Guardando a ritroso nel tempo si nota che la Sic ha vissuto edizioni che non prevedevano un premio, mentre ora c’è il riconoscimento del pubblico…
Francesco Di Pace: Avete fatto bene a chiedere del premio, perché ne stiamo dibattendo e ne abbiamo dibattuto. Andiamo direttamente al “post-scissione”, perché ci sono stati un paio di anni in cui – come forse ricordate – la Settimana uscì fuori dalla Mostra, con esiti abbastanza disastrosi, perché il Sindacato si accollò delle spese pazzesche che lo hanno portato sull’orlo del fallimento; poi il Sindacato è rinato con Bruno Torri presidente, si sono rimessi i conti a posto, e da quel momento la Settimana ha cominciato a concepire un premio.
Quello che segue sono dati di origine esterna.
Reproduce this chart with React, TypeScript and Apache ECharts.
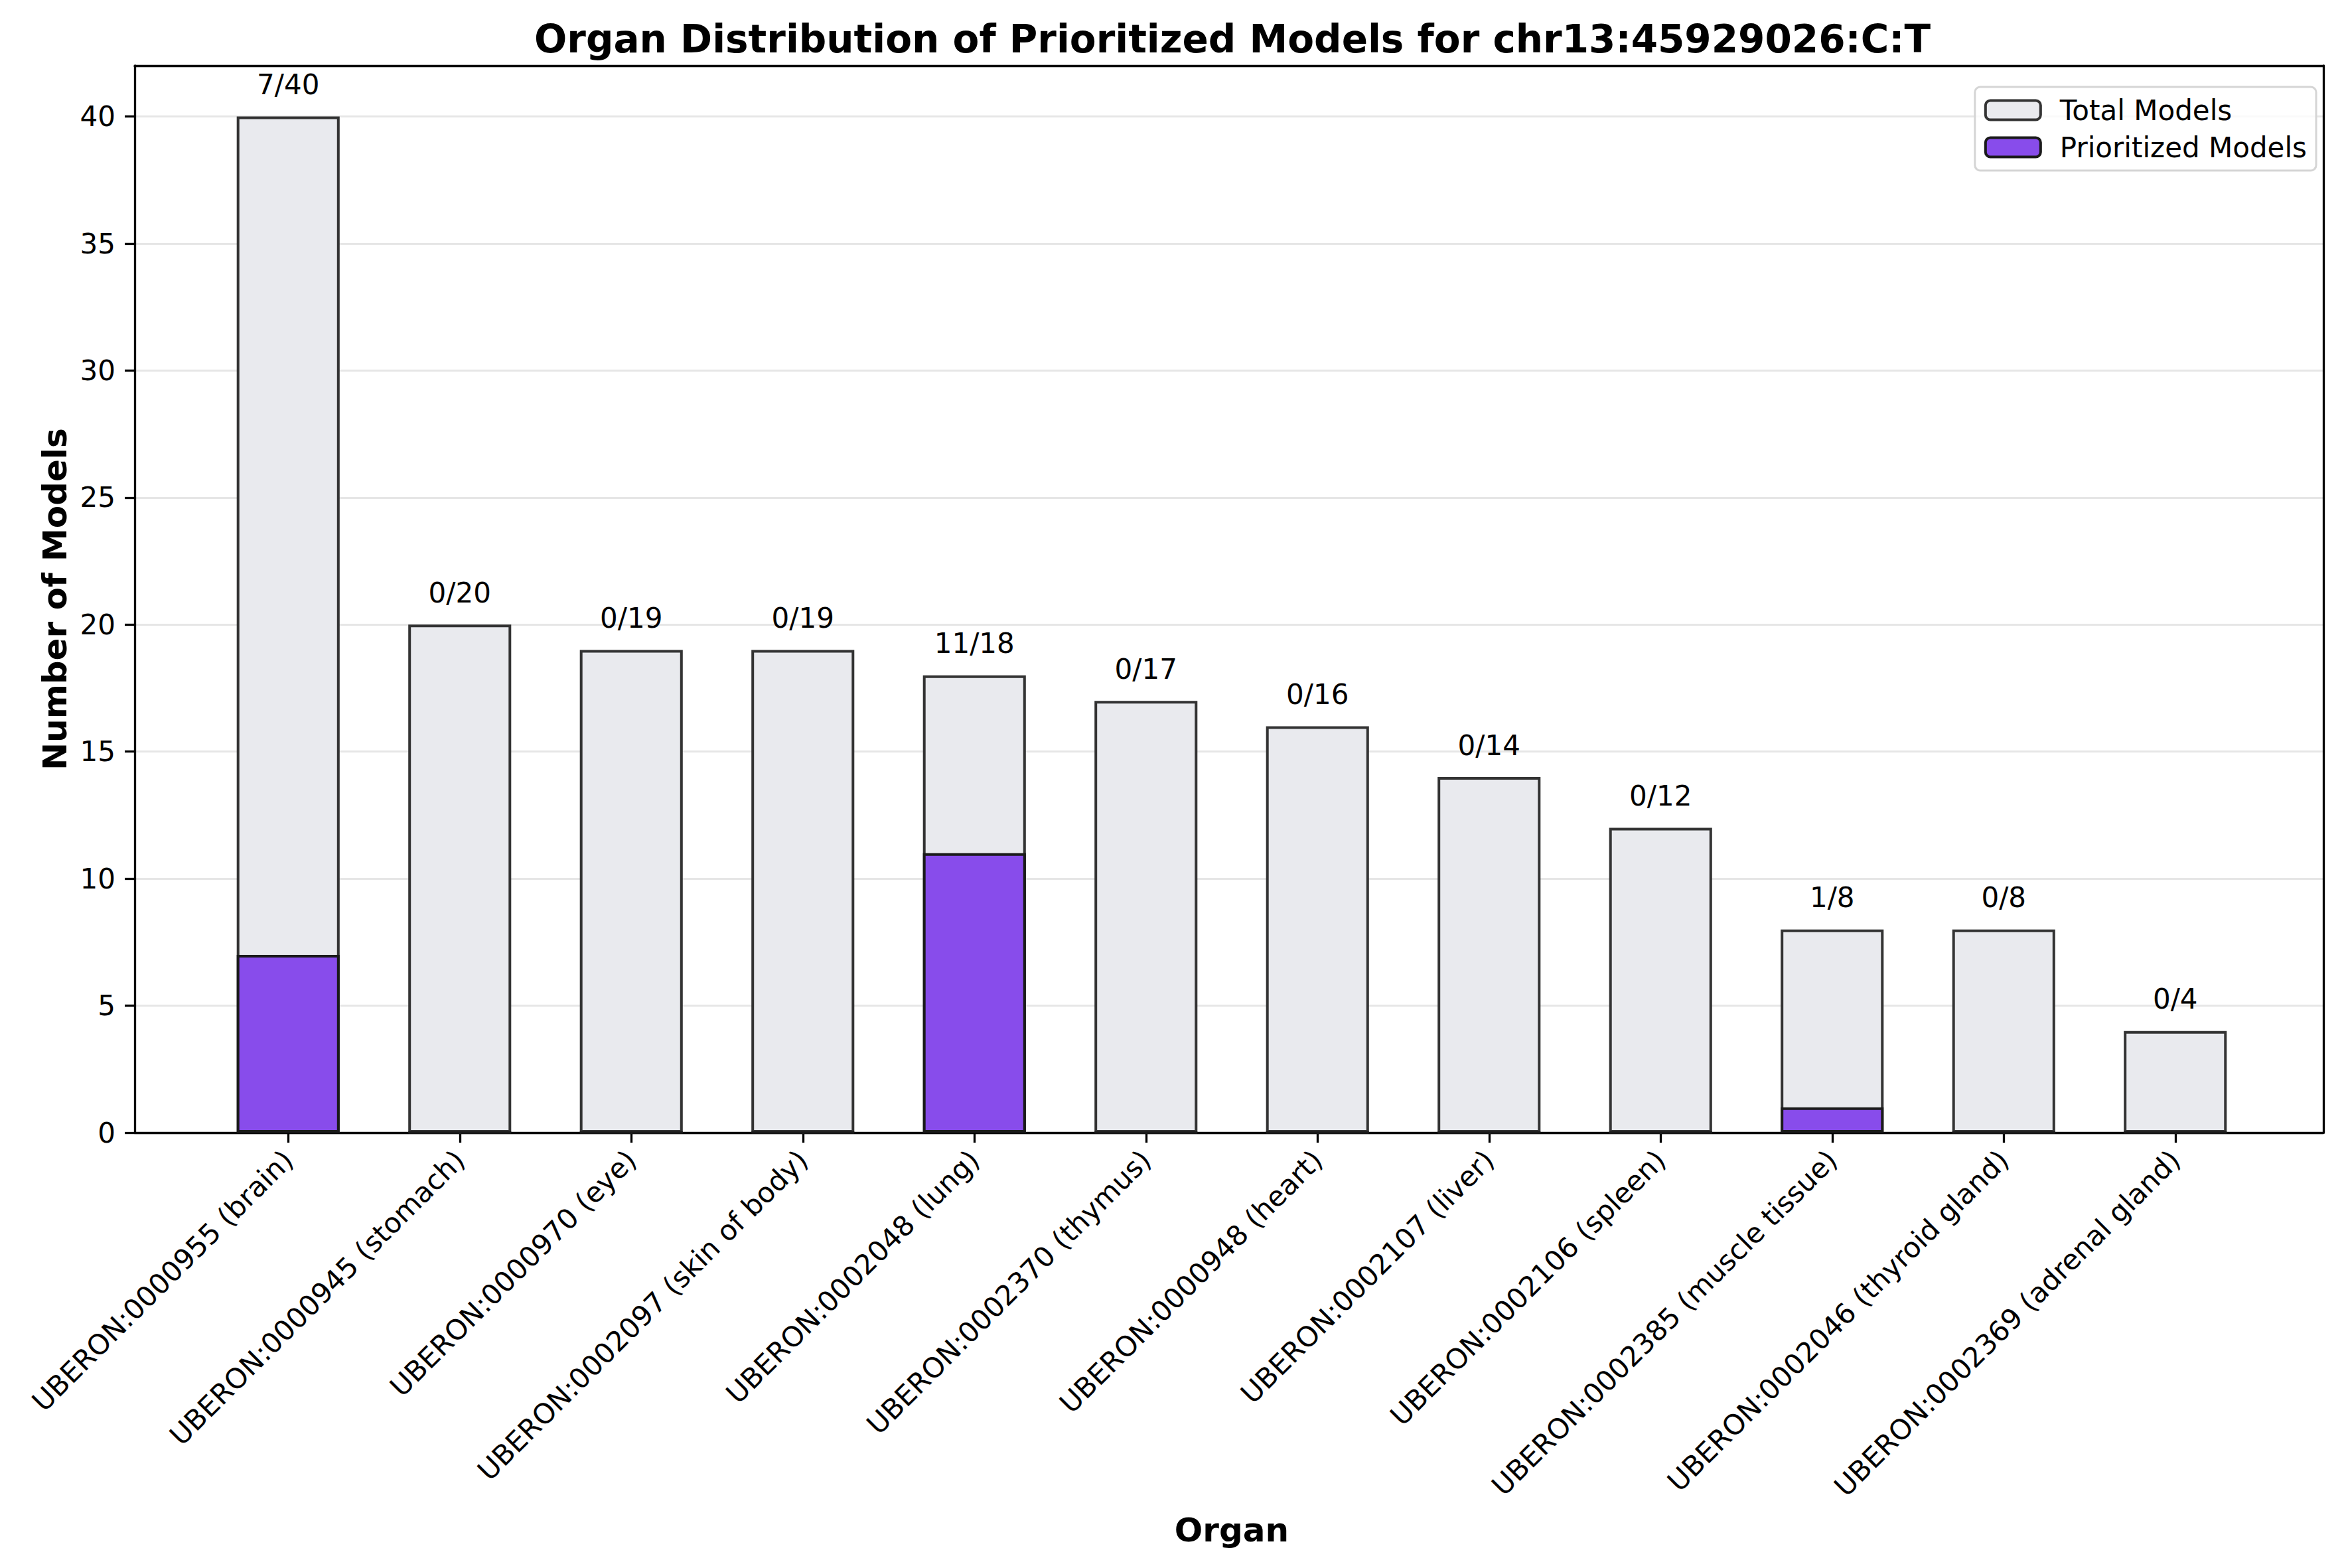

Nei primi anni si accavallarono un paio di sponsor e con questi si fece un premio con una giuria. Un’idea che non mi dispiace, se si tratta di una giuria “tecnica”, che ha più senso secondo me rispetto a una giuria di critici, che già creano di fatto la Sic. Invece una giuria più o meno internazionale, con tre persone appartenenti a tre categorie diverse di cinema, la ritengo una buona idea. Un’idea però costosa, perché dovevi far venire queste persone, pagar loro viaggio e soggiorno, ed è per quello che era previsto uno sponsor. Poi questo sponsor è venuto meno, e abbiamo avuto difficoltà a trovare una giuria. I primi anni ci siamo adattati a trovare una giuria di critici che erano presenti qui a Venezia, di modo tale che potessero ammortizzare le nostre spese, però poi ci venne l’idea di rendere giuria direttamente il pubblico. Con quali vantaggi e quali svantaggi? I vantaggi ve li ho già detti: è una giuria a costo zero, ed è una giuria che ha un senso, perché ti da il polso di quali film possano piacere al pubblico. Un piccolo svantaggio sta nel fatto che in alcuni casi i film italiani vengono leggermente avvantaggiati da questa cosa, ma perché? Forse perché siamo in Italia. Quando vai a Panorama a Berlino, i film tedeschi non vengono avvantaggiati… Con questo non voglio dire che Zoran l’anno scorso abbia vinto perché aveva in sala la claque, visto che il film di Oleotto ha vinto con uno scarto molto ampio nei confronti del secondo, e avrebbe trionfato in ogni caso. E quest’anno lo stesso Dancing with Maria ha avuto dei voti molto alti ma è stato superato alla fine dall’ultimo film in concorso, No One’s Child. Quindi in ogni caso alla fine una certa giustezza dei rapporti nei voti la riesci a recuperare e trionfa il film che doveva trionfare. I rischi ci sono sempre in questi casi, ma si possono ridurre al minimo senza troppi problemi.